The majority of this information will be recorded in your credit file and affect your ability to access credit in the future.

Information that's recorded in your file includes:

  • Credit applications you've made for the last five years
  • Information about current and past credit accounts you've held
  • Utility accounts for more than $150 that have been overdue for more than 60 days
  • Clearout listings, where a lender has unsuccessfully tried to contact you regarding a debt and believes that you have decided not to pay it

How to protect yourself from identity theft

There are several simple steps you can take to avoid becoming a victim of identity theft:

  • Secure your personal documents at home. If you're throwing any documents away, make sure to shred them first.
  • Secure your mailbox with a lock and remember to redirect your mail if you move.
  • Check your credit file and credit score regularly.
  • Inspect your credit card bills and bank statements for any suspicious activity. If you receive new credit cards you didn't ask for or bills for goods and services that aren't yours, investigate why.
  • Be cautious when using social media and limit the amount of personal information you publish online.
  • Select passwords for your online accounts carefully. Also, use security software on your computer and mobile phone.
  • Never use unsecured Internet access points, such as public Wi-Fi connections or public computers, to access your bank account.
  • Treat any request for your personal information over the Internet, phone and in-person with caution.
  • Don't conduct any transactions on unsecured websites.
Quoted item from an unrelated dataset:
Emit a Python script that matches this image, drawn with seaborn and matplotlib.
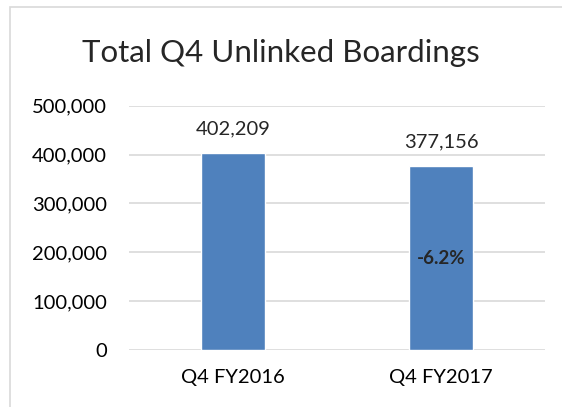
import matplotlib
matplotlib.use("Agg")
import matplotlib.pyplot as plt
import seaborn as sns
import pandas as pd
from matplotlib.ticker import FuncFormatter
from matplotlib.patches import Rectangle

quarters = ["Q4 FY2016", "Q4 FY2017"]
boardings = [402209, 377156]
change_label = "-6.2%"

df = pd.DataFrame({"quarter": quarters, "boardings": boardings})

sns.set_style("white")
plt.rcParams["font.family"] = ["Lato", "DejaVu Sans"]

fig = plt.figure(figsize=(5.62, 4.07), dpi=100)
ax = fig.add_axes([129 / 562, 1 - 350 / 407, (545 - 129) / 562, (350 - 105.7) / 407])

sns.barplot(data=df, x="quarter", y="boardings", color="#4F81BD", width=0.31,
            saturation=1, ax=ax, zorder=3)

ax.set_ylim(0, 500000)
ax.set_xlim(-0.5, 1.5)
ax.set_yticks(range(0, 500001, 100000))
ax.yaxis.set_major_formatter(FuncFormatter(lambda v, p: f"{int(v):,}"))
ax.grid(axis="y", color="#D9D9D9", linewidth=1.2, zorder=0)
for s in ax.spines.values():
    s.set_visible(False)
ax.tick_params(axis="both", length=0, labelsize=14.5, colors="black")
ax.tick_params(axis="y", pad=16)
ax.tick_params(axis="x", pad=14)
ax.set_xlabel("")
ax.set_ylabel("")

# value labels above bars
for i, v in enumerate(boardings):
    ax.text(i, v + 32000, f"{v:,}", ha="center", va="bottom", fontsize=14.5)
ax.text(1, 188000, change_label, ha="center", va="center", fontsize=13.5,
        fontweight="bold")

fig.text(0.5, 1 - 53 / 407, "Total Q4 Unlinked Boardings", ha="center",
         va="center", fontsize=22.5)

fig.patches.append(Rectangle((10 / 562, -0.1), 1.0, 1 - 7 / 407 + 0.1,
                             transform=fig.transFigure, fill=False,
                             edgecolor="#D9D9D9", linewidth=1.2))

fig.savefig("out.png", dpi=100)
Make sure a website is legitimate before handing over any details.

What should you do if you are the victim of identity theft?
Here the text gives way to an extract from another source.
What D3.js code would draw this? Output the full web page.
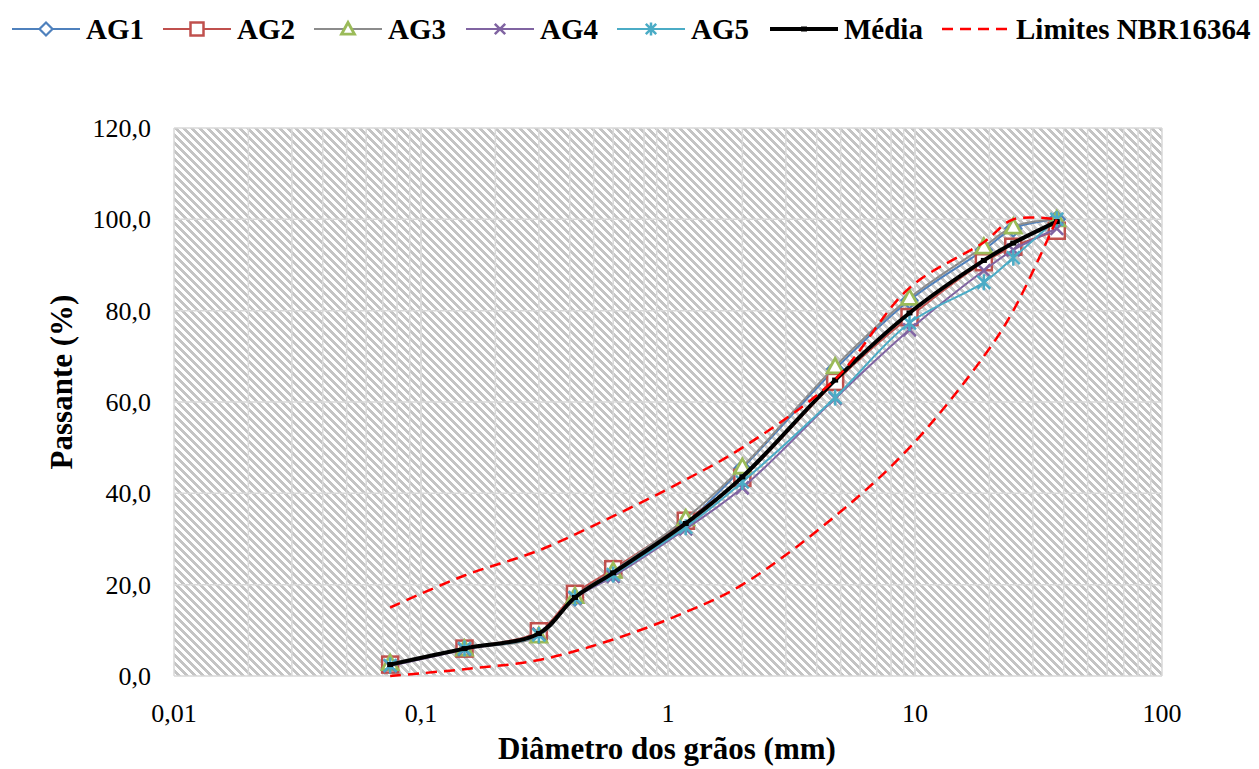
<!DOCTYPE html>
<html>
<head>
<meta charset="utf-8">
<script src="https://cdn.jsdelivr.net/npm/d3@7"></script>
<style>
  body { margin: 0; background: #fff; }
  svg { display: block; font-family: "Liberation Serif", "Times New Roman", serif; }
</style>
</head>
<body>
<svg id="chart" width="1259" height="769"></svg>
<script>
// Sieve openings (mm) and cumulative passing (%) per sample
const sieves = [0.075, 0.15, 0.3, 0.42, 0.6, 1.18, 2.0, 4.75, 9.5, 19, 25, 37.5];
const ag1 = [2.5, 6.0, 9.0, 17.2, 22.5, 33.5, 45.5, 67.2, 82.3, 93.3, 98.0, 100.0];
const ag2 = [2.5, 6.0, 9.8, 18.0, 23.4, 34.0, 43.4, 64.4, 78.6, 90.6, 94.0, 97.5];
const ag3 = [2.8, 6.0, 8.8, 17.5, 23.0, 34.5, 45.8, 67.8, 82.8, 94.0, 98.4, 100.0];
const ag4 = [2.2, 5.8, 9.2, 17.0, 21.8, 32.2, 41.2, 60.8, 75.8, 88.8, 93.3, 98.0];
const ag5 = [2.3, 6.0, 9.0, 17.2, 22.2, 32.6, 42.5, 61.0, 77.3, 86.2, 91.6, 100.0];
const media = [2.5, 6.0, 9.3, 17.2, 22.6, 33.4, 43.6, 64.8, 79.5, 91.0, 94.8, 99.5];

// NBR 16364 grading envelope
const limSieves = [0.075, 0.15, 0.3, 0.6, 1.18, 2.0, 4.75, 9.5, 19, 25, 37.5];
const limUpper = [15, 22, 27.5, 35, 43, 50, 65, 85, 95, 100, 100];
const limLower = [0, 1.5, 3.5, 8, 14, 20, 35, 50, 70, 80, 100];

const xTicks = [0.01, 0.1, 1, 10, 100];
const yTicks = [0, 20, 40, 60, 80, 100, 120];

const series = [
  { name: "AG1", values: ag1, line: "#4F81BD", mark: "#4F81BD", symbol: "diamond" },
  { name: "AG2", values: ag2, line: "#C0504D", mark: "#C0504D", symbol: "square" },
  { name: "AG3", values: ag3, line: "#8C8C8C", mark: "#9BBB59", symbol: "triangle" },
  { name: "AG4", values: ag4, line: "#8064A2", mark: "#8064A2", symbol: "x" },
  { name: "AG5", values: ag5, line: "#4BACC6", mark: "#4BACC6", symbol: "star" }
];

const svg = d3.select("#chart");
const margin = { left: 174, right: 1162, top: 128, bottom: 676 };

const x = d3.scaleLog().domain([0.01, 100]).range([margin.left, margin.right]);
const y = d3.scaleLinear().domain([0, 120]).range([margin.bottom, margin.top]);

// hatch pattern (wide downward diagonal)
const defs = svg.append("defs");
const pat = defs.append("pattern")
  .attr("id", "hatch")
  .attr("patternUnits", "userSpaceOnUse")
  .attr("width", 8).attr("height", 8)
  .attr("x", margin.left).attr("y", margin.top);
pat.append("rect").attr("width", 8).attr("height", 8).attr("fill", "#fff");
for (let r = 0; r < 8; r++) {
  for (let k = 0; k < 4; k++) {
    pat.append("rect")
      .attr("x", (r + k) % 8).attr("y", r)
      .attr("width", 1).attr("height", 1)
      .attr("fill", "#c4c4c4");
  }
}

svg.append("rect")
  .attr("x", margin.left).attr("y", margin.top)
  .attr("width", margin.right - margin.left)
  .attr("height", margin.bottom - margin.top)
  .attr("fill", "url(#hatch)");

// gridlines
const grid = svg.append("g").attr("stroke", "#d9d9d9").attr("stroke-width", 1.5);
const minor = [];
for (let d = 0.01; d < 100; d *= 10) {
  for (let m = 1; m <= 10; m++) minor.push(+(d * m).toPrecision(3));
}
grid.selectAll("line.v").data(minor).enter().append("line")
  .attr("x1", d => x(d)).attr("x2", d => x(d))
  .attr("y1", margin.top).attr("y2", margin.bottom);
grid.selectAll("line.h").data(yTicks).enter().append("line")
  .attr("x1", margin.left).attr("x2", margin.right)
  .attr("y1", d => y(d)).attr("y2", d => y(d));

// axes labels
const fmtY = d3.format(".1f");
svg.append("g").selectAll("text").data(yTicks).enter().append("text")
  .attr("x", margin.left - 23).attr("y", d => y(d))
  .attr("dy", "0.35em").attr("text-anchor", "end")
  .attr("font-size", 26).attr("fill", "#000")
  .text(d => fmtY(d).replace(".", ","));

svg.append("g").selectAll("text").data(xTicks).enter().append("text")
  .attr("x", d => x(d)).attr("y", margin.bottom + 46)
  .attr("text-anchor", "middle")
  .attr("font-size", 26).attr("fill", "#000")
  .text(d => String(d).replace(".", ","));

svg.append("text")
  .attr("transform", `translate(72, ${(margin.top + margin.bottom) / 2 - 20}) rotate(-90)`)
  .attr("text-anchor", "middle")
  .attr("font-size", 31).attr("font-weight", "bold")
  .text("Passante (%)");

svg.append("text")
  .attr("x", 667).attr("y", 759)
  .attr("text-anchor", "middle")
  .attr("font-size", 31).attr("font-weight", "bold")
  .text("Diâmetro dos grãos (mm)");

// marker drawing
function marker(g, type, color, s) {
  const h = s / 2;
  if (type === "diamond") {
    g.append("path").attr("d", `M0,${-h}L${h},0L0,${h}L${-h},0Z`)
      .attr("fill", "#fff").attr("stroke", color).attr("stroke-width", 2.2);
  } else if (type === "square") {
    g.append("rect").attr("x", -h).attr("y", -h).attr("width", s).attr("height", s)
      .attr("fill", "#fff").attr("stroke", color).attr("stroke-width", 2.5);
  } else if (type === "triangle") {
    g.append("path").attr("d", `M0,${-h}L${h},${h * 0.8}L${-h},${h * 0.8}Z`)
      .attr("fill", "#fff").attr("stroke", color).attr("stroke-width", 2.8);
  } else if (type === "x") {
    const a = h * 0.8;
    g.append("path").attr("d", `M${-a},${-a}L${a},${a}M${-a},${a}L${a},${-a}`)
      .attr("fill", "none").attr("stroke", color).attr("stroke-width", 2.5);
  } else if (type === "star") {
    const a = h * 0.8;
    g.append("path").attr("d", `M${-a},${-a}L${a},${a}M${-a},${a}L${a},${-a}M0,${-h}L0,${h}`)
      .attr("fill", "none").attr("stroke", color).attr("stroke-width", 2.5);
  } else if (type === "media") {
    g.append("rect").attr("x", -3).attr("y", -2.5).attr("width", 6).attr("height", 5)
      .attr("fill", "#000");
  }
}

const line = d3.line()
  .x(d => x(d[0])).y(d => y(d[1]))
  .curve(d3.curveCatmullRom.alpha(0.5));

const plot = svg.append("g");

series.forEach(s => {
  const pts = sieves.map((v, i) => [v, s.values[i]]);
  plot.append("path").datum(pts)
    .attr("d", line).attr("fill", "none")
    .attr("stroke", s.line).attr("stroke-width", 2);
  pts.forEach(p => {
    const g = plot.append("g").attr("transform", `translate(${x(p[0])},${y(p[1])})`);
    marker(g, s.symbol, s.mark, 16);
  });
});

const mediaPts = sieves.map((v, i) => [v, media[i]]);
plot.append("path").datum(mediaPts)
  .attr("d", line).attr("fill", "none")
  .attr("stroke", "#000").attr("stroke-width", 4);
mediaPts.forEach(p => {
  marker(plot.append("g").attr("transform", `translate(${x(p[0])},${y(p[1])})`), "media", "#000", 6);
});

[limUpper, limLower].forEach(vals => {
  plot.append("path").datum(limSieves.map((v, i) => [v, vals[i]]))
    .attr("d", line).attr("fill", "none")
    .attr("stroke", "#FF0000").attr("stroke-width", 2.5)
    .attr("stroke-dasharray", "11,7");
});

// legend
const legendItems = [
  { label: "AG1", x0: 12, color: "#4F81BD", mark: "#4F81BD", symbol: "diamond" },
  { label: "AG2", x0: 163, color: "#C0504D", mark: "#C0504D", symbol: "square" },
  { label: "AG3", x0: 314, color: "#8C8C8C", mark: "#9BBB59", symbol: "triangle" },
  { label: "AG4", x0: 466, color: "#8064A2", mark: "#8064A2", symbol: "x" },
  { label: "AG5", x0: 617, color: "#4BACC6", mark: "#4BACC6", symbol: "star" },
  { label: "Média", x0: 770, color: "#000", mark: "#000", symbol: "media", width: 4 },
  { label: "Limites NBR16364", x0: 942, color: "#FF0000", symbol: null, dash: "11,7", width: 2.5 }
];
const legend = svg.append("g").attr("transform", "translate(0, 29)");
legendItems.forEach(it => {
  const g = legend.append("g");
  g.append("line")
    .attr("x1", it.x0).attr("x2", it.x0 + 68)
    .attr("stroke", it.color).attr("stroke-width", it.width || 2)
    .attr("stroke-dasharray", it.dash || null);
  if (it.symbol) {
    marker(g.append("g").attr("transform", `translate(${it.x0 + 34},0)`), it.symbol, it.mark, 13);
  }
  g.append("text")
    .attr("x", it.x0 + 74).attr("dy", "0.35em")
    .attr("font-size", 29).attr("font-weight", "bold")
    .text(it.label);
});
</script>
</body>
</html>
Anyone can be a victim of fraud, so it's important to know what to look for and how to respond once you find out your identity has been compromised. Here is what you should do:

  • Contact your financial institution. Call your bank immediately and inform them that someone has access to your account or credit card. The bank will usually cancel all affected credit cards and close any suspicious accounts opened in your name.
  • Place a temporary ban on your credit report. This is a free service offered by the three credit reporting companies: Experian, Equifax and illion (formerly Dun & Bradstreet).
  • File a police report. This will allow investigations on the fraud to begin and give you access to a police report that you can give to financial institutions to avoid a bad credit rating. The police will also ensure that relevant government agencies are involved in the case if your documents were stolen, for example, your passport, Medicare card or birth certificate.
  • Get a copy of your credit report. This will allow you to contact credit report agencies and inform them of the identity theft so that they can help repair your credit standings by adding notes to your credit file.
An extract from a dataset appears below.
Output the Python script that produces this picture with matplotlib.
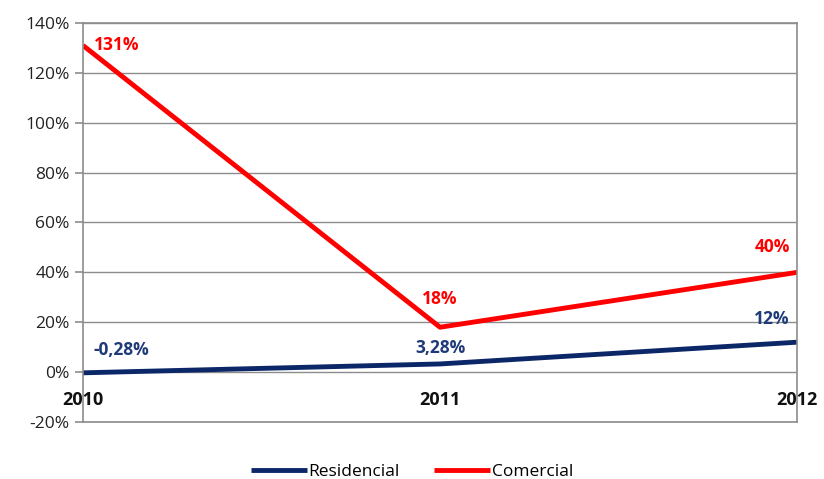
import matplotlib.pyplot as plt
from matplotlib.ticker import FuncFormatter

anos = ['2010', '2011', '2012']
residencial = [-0.28, 3.28, 12]
comercial = [131, 18, 40]
res_labels = ['-0,28%', '3,28%', '12%']
com_labels = ['131%', '18%', '40%']

plt.rcParams['font.family'] = ['Open Sans', 'DejaVu Sans']

azul = '#0c2768'
vermelho = '#ff0000'
cinza = '#8c8c8c'

fig = plt.figure(figsize=(8.24, 4.79), dpi=100)
ax = fig.add_axes([83/824, 1 - 422/479, (797-83)/824, (422-23)/479])

x = range(len(anos))
ax.plot(x, residencial, color=azul, lw=3.5, label='Residencial', solid_capstyle='butt')
ax.plot(x, comercial, color=vermelho, lw=3.5, label='Comercial', solid_capstyle='butt')

ax.set_xlim(0, 2)
ax.set_ylim(-20, 140)
ax.set_yticks(range(-20, 141, 20))
ax.yaxis.set_major_formatter(FuncFormatter(lambda v, p: f'{v:.0f}%'))
ax.grid(axis='y', color=cinza, lw=1)
ax.set_axisbelow(True)
for s in ax.spines.values():
    s.set_color(cinza)
    s.set_linewidth(1.2)
ax.tick_params(axis='y', colors=cinza, labelcolor='#222222', labelsize=12.5, length=6, width=1.2)
ax.set_xticks([])

# category labels next to the 0% line
for i, a in enumerate(anos):
    ax.text(i, -11, a, ha='center', va='center', fontsize=13, fontweight='bold', color='#111111')

# data labels
offs_res = [(0.03, 9, 'left'), (0, 6.5, 'center'), (-0.07, 9.5, 'center')]
offs_com = [(0.03, 0, 'left'), (0, 11.5, 'center'), (-0.07, 10, 'center')]
for i in range(3):
    dx, dy, ha = offs_res[i]
    ax.text(i + dx, residencial[i] + dy, res_labels[i], ha=ha, va='center',
            fontsize=12.5, fontweight='bold', color='#1f3a78')
    dx, dy, ha = offs_com[i]
    ax.text(i + dx, comercial[i] + dy, com_labels[i], ha=ha, va='center',
            fontsize=12.5, fontweight='bold', color=vermelho)

fig.legend(loc='lower center', bbox_to_anchor=(0.5, -0.035), ncol=2, frameon=False,
           fontsize=12.5, handlelength=3.2, handletextpad=0.1, columnspacing=2.0)

fig.savefig('out.png', dpi=100)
There are further steps you can take if you feel that the above did not help to rectify your situation, or you find that the steps you took were not recognised by certain businesses or agencies.

  • If you feel that your privacy has been breached, you can contact the Office of the Australian Information Commissioner and lodge a complaint. Before contacting the commissioner, you should try to resolve matters with the agency or organisation concerned.
  • If you are a victim of a Commonwealth identity crime and the theft is causing problems in your personal life or with your business, you may choose to get a Victim's Certificate. This certificate is provided by a State or Territory magistrate, and you can present it to agencies or businesses to help support your claim that you have been a victim of a Commonwealth identity crime.

Finder's free credit report service gives you a free copy of your credit report and score and will also notify you whenever something on your credit report changes. You can check your credit report at any time to make sure the information is correct.

So while identity theft is a crime on the rise and there are more ways that you can be caught out than ever before, a cautious approach to managing your details can ensure you won't become a victim.